In early December, my students and I discussed the Langston Hughes poem "Night Funeral in Harlem," published nearly 70 years ago, which I had put on the syllabus in August: "Who preached that / Black boy to his grave? … The street light / At his corner / Shined just like a tear— / That boy that they was mournin’ / Was so dear, so dear / To them folks that brought the flowers, / To that girl who paid the preacher man— / It was all their tears that made / That poor boy’s / Funeral grand."
On that day, in college classrooms across America, my colleagues in criminal justice might have been discussing with their students police-community relations and the line between enforcement and brutality. A class in the paralegal program might be focusing attention on the recent Supreme Court rulings. A sociology class could be studying institutionalized racism; and a U.S. history class might be connecting our country’s history of lynching to the events in Ferguson and Staten Island.
But in my class, we look at poetry and art as ways to understand the world. To imagine another’s grief, to find meaning in the incomprehensible, to ask unanswerable questions, to learn about how people have coped with what Armstrong calls "the problematic human predicament"—these are not only valuable but necessary. The why and how of meaning-making have changed very little over time. No one would choose a treatment for a life-threatening illness that was used in 1949, but a poem published in 1949 might very well be the medicine to, if not heal us, then at least help us cope, nurture in ourselves and others compassion and tolerance, and, finally, offer some hope for our troubled world.

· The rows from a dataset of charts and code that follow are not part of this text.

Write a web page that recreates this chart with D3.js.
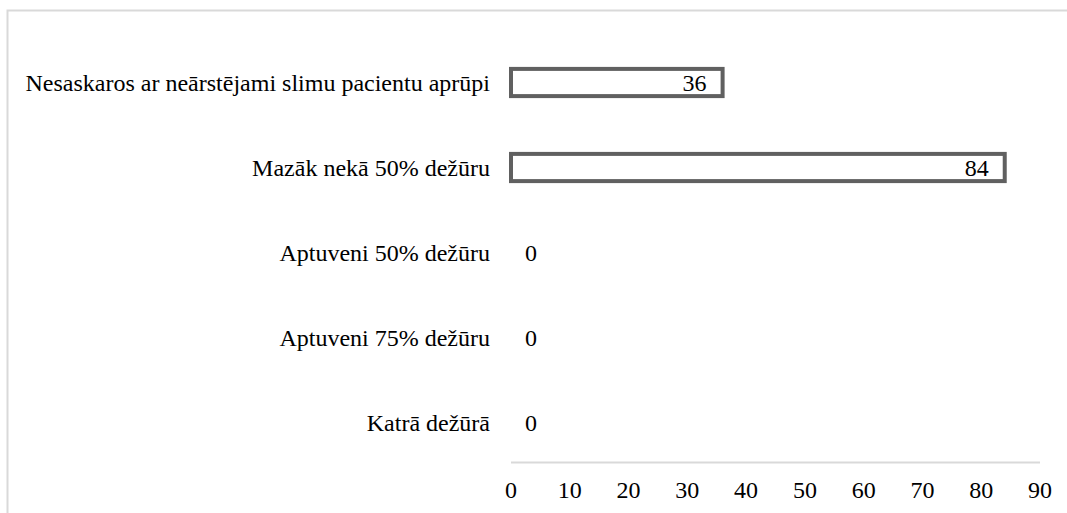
<!DOCTYPE html>
<html>
<head>
<meta charset="utf-8">
<script src="https://cdn.jsdelivr.net/npm/d3@7"></script>
<style>
  body { margin: 0; background: #fff; }
  svg text { font-family: "Liberation Serif", Tinos, "Times New Roman", serif !important; }
</style>
</head>
<body>
<div id="viz"></div>
<script>
// chart data
const categories = [
  "Nesaskaros ar neārstējami slimu pacientu aprūpi",
  "Mazāk nekā 50% dežūru",
  "Aptuveni 50% dežūru",
  "Aptuveni 75% dežūru",
  "Katrā dežūrā"
];
const values = [36, 84, 0, 0, 0];
const tickValues = [0, 10, 20, 30, 40, 50, 60, 70, 80, 90];

const width = 1067;
const height = 513;
const fontSize = "24px";

const svg = d3.select("#viz").append("svg")
  .attr("width", width)
  .attr("height", height)
  .style("font-family", "'Liberation Serif'");

// outer chart frame (light grey)
svg.append("rect")
  .attr("x", 7.5)
  .attr("y", 10.5)
  .attr("width", 1100)
  .attr("height", 600)
  .attr("fill", "none")
  .attr("stroke", "#d9d9d9")
  .attr("stroke-width", 2);

const x = d3.scaleLinear()
  .domain([0, 90])
  .range([511, 1040]);

const y = d3.scaleBand()
  .domain(categories)
  .range([40, 465])
  .paddingInner(0.68)
  .paddingOuter(0.34);

// bottom axis line
svg.append("line")
  .attr("x1", x(0))
  .attr("x2", x(90))
  .attr("y1", 462.5)
  .attr("y2", 462.5)
  .attr("stroke", "#d9d9d9")
  .attr("stroke-width", 2);

// tick labels
svg.append("g")
  .selectAll("text")
  .data(tickValues)
  .join("text")
  .attr("x", d => x(d))
  .attr("y", 498)
  .attr("text-anchor", "middle")
  .style("font-size", fontSize)
  .text(d => d);

const rows = categories.map((c, i) => ({ cat: c, value: values[i] }));

// bars
svg.append("g")
  .selectAll("rect")
  .data(rows.filter(d => d.value > 0))
  .join("rect")
  .attr("x", x(0))
  .attr("y", d => y(d.cat))
  .attr("width", d => x(d.value) - x(0))
  .attr("height", y.bandwidth())
  .attr("fill", "#fff")
  .attr("stroke", "#606060")
  .attr("stroke-width", 4);

// category labels
svg.append("g")
  .selectAll("text")
  .data(rows)
  .join("text")
  .attr("x", 490)
  .attr("y", d => y(d.cat) + y.bandwidth() / 2 + 8)
  .attr("text-anchor", "end")
  .style("font-size", fontSize)
  .text(d => d.cat);

// value labels
svg.append("g")
  .selectAll("text")
  .data(rows)
  .join("text")
  .attr("x", d => d.value > 0 ? x(d.value) - 16 : x(0) + 20)
  .attr("y", d => y(d.cat) + y.bandwidth() / 2 + 8)
  .attr("text-anchor", d => d.value > 0 ? "end" : "middle")
  .style("font-size", fontSize)
  .text(d => d.value);
</script>
</body>
</html>
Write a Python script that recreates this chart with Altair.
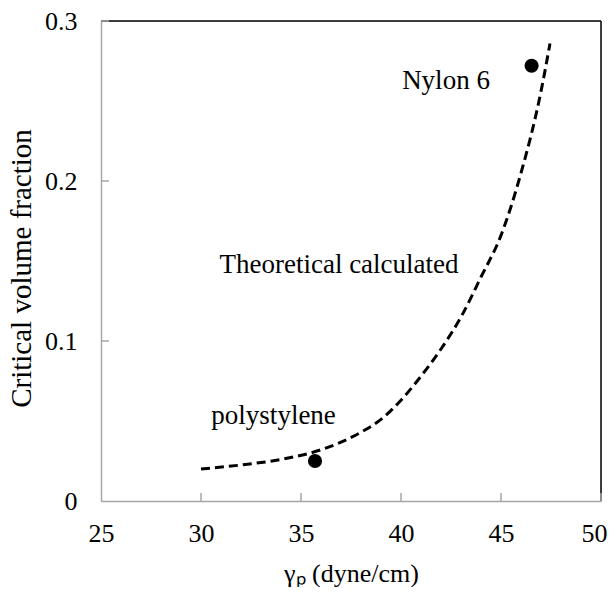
import altair as alt
import pandas as pd

# Theoretical curve
curve_x = [30, 32, 34, 36, 38, 39, 40, 41, 42, 43, 44, 45, 46, 47, 47.45]
curve_y = [0.020, 0.0225, 0.026, 0.032, 0.043, 0.051, 0.063, 0.078, 0.095,
           0.115, 0.140, 0.166, 0.205, 0.256, 0.286]

# Measured points
pt_names = ["polystylene", "Nylon 6"]
pt_x = [35.7, 46.53]
pt_y = [0.025, 0.272]

# Annotations
lab_text = ["Nylon 6", "Theoretical calculated", "polystylene"]
lab_x = [42.25, 36.9, 33.63]
lab_y = [0.2575, 0.1425, 0.048]

x_ticks = [30, 35, 40, 45, 50]
y_ticks = [0.1, 0.2, 0.3]

FONT = "Liberation Serif"
GRAY = "#a6a6a6"
FS = 26
W, H = 500, 480

xs = alt.Scale(domain=[25, 50], nice=False)
ys = alt.Scale(domain=[0, 0.3], nice=False)

curve_df = pd.DataFrame({"x": curve_x, "y": curve_y})
pts_df = pd.DataFrame({"name": pt_names, "x": pt_x, "y": pt_y})
lab_df = pd.DataFrame({"t": lab_text, "x": lab_x, "y": lab_y})
xt_df = pd.DataFrame({"x": x_ticks})
yt_df = pd.DataFrame({"y": y_ticks})

base_x = alt.X("x:Q", scale=xs,
               axis=alt.Axis(values=[25, 30, 35, 40, 45, 50], title="γₚ (dyne/cm)",
                             ticks=False, grid=False, domainColor=GRAY, domainWidth=1.5,
                             labelFont=FONT, labelFontSize=FS, labelColor="black",
                             labelFlush=False, labelOverlap=False,
                             labelOffset={"condition": {"test": "datum.value == 50", "value": -7},
                                          "value": 0},
                             labelPadding=19, titleFont=FONT, titleFontSize=FS,
                             titleFontWeight="normal", titleColor="black", titlePadding=14))
base_y = alt.Y("y:Q", scale=ys,
               axis=alt.Axis(values=[0, 0.1, 0.2, 0.3], format="~g", title="Critical volume fraction",
                             ticks=False, grid=False, domainColor=GRAY, domainWidth=1.5,
                             labelFont=FONT, labelFontSize=FS, labelColor="black",
                             labelFlush=False, labelOverlap=False,
                             labelPadding=24, titleFont=FONT, titleFontSize=29,
                             titleFontWeight="normal", titleColor="black", titlePadding=8,
                             titleY=247))

line = alt.Chart(curve_df).mark_line(color="black", strokeWidth=3, strokeDash=[9, 5],
                                     interpolate="monotone").encode(x=base_x, y=base_y)

points = alt.Chart(pts_df).mark_point(filled=True, color="black", size=200, opacity=1).encode(
    x=alt.X("x:Q", scale=xs), y=alt.Y("y:Q", scale=ys))

labels = alt.Chart(lab_df).mark_text(font=FONT, fontSize=27, color="black",
                                     align="center", baseline="alphabetic").encode(
    x=alt.X("x:Q", scale=xs), y=alt.Y("y:Q", scale=ys), text="t:N")

top_border = alt.Chart(pd.DataFrame({"a": [0]})).mark_rule(color="black", strokeWidth=1.5).encode(
    x=alt.value(0), x2=alt.value(W), y=alt.value(0))
right_border = alt.Chart(pd.DataFrame({"a": [0]})).mark_rule(color="black", strokeWidth=1.5).encode(
    x=alt.value(W), y=alt.value(0), y2=alt.value(H))

xticks = alt.Chart(xt_df).mark_rule(color=GRAY, strokeWidth=1.5).encode(
    x=alt.X("x:Q", scale=xs), y=alt.value(H), y2=alt.value(H - 8))
yticks = alt.Chart(yt_df).mark_rule(color=GRAY, strokeWidth=1.5).encode(
    y=alt.Y("y:Q", scale=ys), x=alt.value(0), x2=alt.value(8))

chart = alt.layer(top_border, right_border, xticks, yticks, line, points, labels).properties(
    width=W, height=H,
    autosize=alt.AutoSizeParams(type="none"),
    padding={"left": 93, "top": 13, "right": 7, "bottom": 86},
).configure_view(stroke=None).configure(background="white")

chart.save("out.html", embed_options={"renderer": "svg", "actions": False})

That freshman saw something profoundly relevant about Thoreau, whose observations of the flora and fauna around Concord and records of the water temperatures of Walden Pond have proved invaluable to climate scientists today. Thoreau was a citizen-scientist as well as a poet. His ideas, metaphors, and descriptions of the natural world, his call to live deliberately and simply and to stand up to injustice are hard to measure and quantify—but they continue to inspire us, to help us make meaning and to cope.
A healthy mixture of the analytical and creative. We need both.
Michelle Valois is a professor of English and chair of liberal arts and sciences and general studies at Mount Wachusett Community College.